That is both interesting and fascinating, would make sense too. I've never really considered that.


----------



## Darby77 (Apr 23, 2016)

toth boer goats said:


> Pen her up with a docile goat for 2 weeks, it may help her bond to someone.
> But the draw back is pecking order, that will have to be reestablished when you reintroduce them back to the herd. She needs someone, somehow.


She is stalled at night with the 1yr old doeling but the doeling follows her mom around all day.


----------



## toth boer goats (Jul 20, 2008)

It must be 24/7 for a week or two in order for them to bond. 2 weeks or so, is better.

The other doe will always be attached to her mama. But we need to get the lonely kid to bond with someone to follow as well and be their buddy.


----------



## Darby77 (Apr 23, 2016)

toth boer goats said:


> It must be 24/7 for a week or two in order for them to bond. 2 weeks or so, is better.
> 
> The other doe will always be attached to her mama. But we need to get the lonely kid to bond with someone to follow as well and be their buddy.
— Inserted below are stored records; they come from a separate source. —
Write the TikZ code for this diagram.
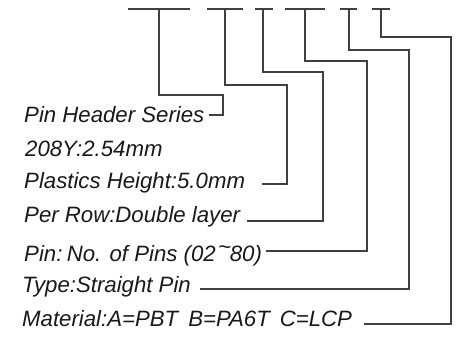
\documentclass[tikz,border=0pt]{standalone}
\usepackage{fontspec}
\setmainfont{Liberation Sans}
\begin{document}
\begin{tikzpicture}[x=1pt,y=-1pt,
  lbl/.style={anchor=base west, inner sep=0pt, font=\itshape\fontsize{22.2}{24}\selectfont, text=black!90},
  conn/.style={draw=black!75, line width=1.3pt, line join=miter},
  bar/.style={draw=black!75, line width=1.5pt}]
\useasboundingbox (0,0) rectangle (459,341);
% labels
\node[lbl] (l1) at (24,122) {Pin Header Series};
\node[lbl] (l2) at (25,156) {208Y:2.54mm};
\node[lbl] (l3) at (24,188) {Plastics Height:5.0mm};
\node[lbl] (l4) at (24,222) {Per Row:Double layer};
\node[lbl] (l5) at (24,261) {Pin:\hspace{.2em}No. of Pins (02\hspace{.1em}\raisebox{.3em}{\textasciitilde}\hspace{-.05em}80)};
\node[lbl] (l6) at (22,292) {Type:Straight Pin};
\node[lbl] (l7) at (22,326) {Material:A=PBT\hspace{.45em}B=PA6T\hspace{.45em}C=LCP};
% top bars
\coordinate (b1l) at (128,9); \coordinate (b1r) at (190,9); \coordinate (a1) at (159,9);
\coordinate (b2l) at (207,9); \coordinate (b2r) at (243,9); \coordinate (a2) at (225,9);
\coordinate (b3l) at (255,9); \coordinate (b3r) at (273,9); \coordinate (a3) at (263,9);
\coordinate (b4l) at (285,9); \coordinate (b4r) at (325,9); \coordinate (a4) at (305,9);
\coordinate (b5l) at (340,9); \coordinate (b5r) at (357,9); \coordinate (a5) at (349,9);
\coordinate (b6l) at (372,9); \coordinate (b6r) at (390,9); \coordinate (a6) at (381,9);
\foreach \i in {1,...,6}{\draw[bar] (b\i l) -- (b\i r);}
% bends and ends
\coordinate (k1) at (223,95);  \coordinate (e1) at (209,115);
\coordinate (k2) at (287,85);  \coordinate (e2) at (262,184);
\coordinate (k3) at (323,72);  \coordinate (e3) at (247,221);
\coordinate (k4) at (367,61);  \coordinate (e4) at (266,251);
\coordinate (k5) at (409,50);  \coordinate (e5) at (200,289);
\coordinate (k6) at (451,37);  \coordinate (e6) at (364,324);
\foreach \i in {1,...,6}{\draw[conn] (a\i) |- (k\i) |- (e\i);}
\end{tikzpicture}
\end{document}
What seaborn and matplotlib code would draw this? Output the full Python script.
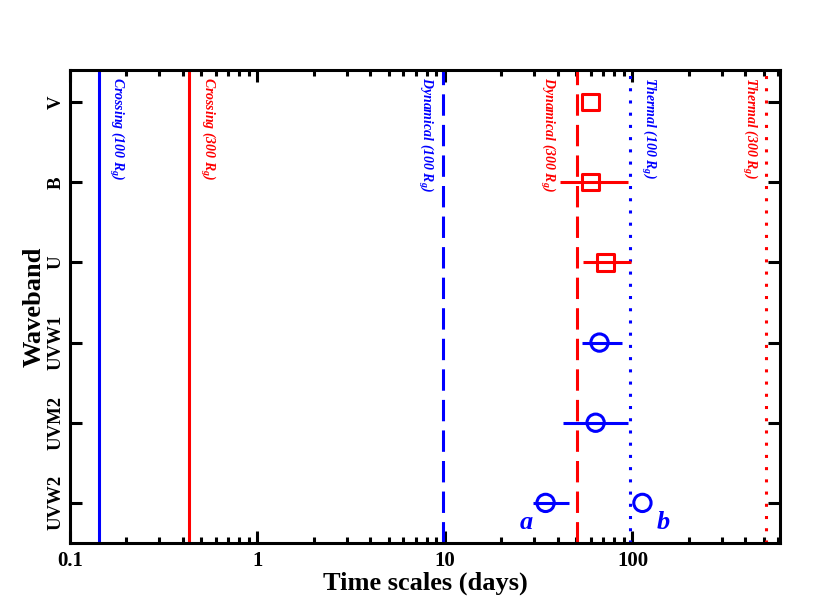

Do Boer goats tend to be more passive or is it just my girl?


----------



## toth boer goats (Jul 20, 2008)

I think it can happen with all breeds.


----------



## Darby77 (Apr 23, 2016)

Hi all. So I decided to take you advice and get another goat as a companion for my Boer. She kills me when she stands outside in the rain alone while the other 4 hide in she stalls. 
My new question is about keeping the new one with my Boer doe. Right now the Boer is stalled with my 1yr old doe because they get along fine. Do I put the yearling back with her mom so it's just the Boer and new kid or is it ok that the 3 are stalled together at night and just the Boer and new kid are penned together during the day?


----------



## toth boer goats (Jul 20, 2008)

Play with it and see if they will or will not get along. If she gets beaten you know it is not going to work.

If you have a stall, that they can see each other, that will work for companionship if they cannot be stalled together. 
Do not over crowd.


----------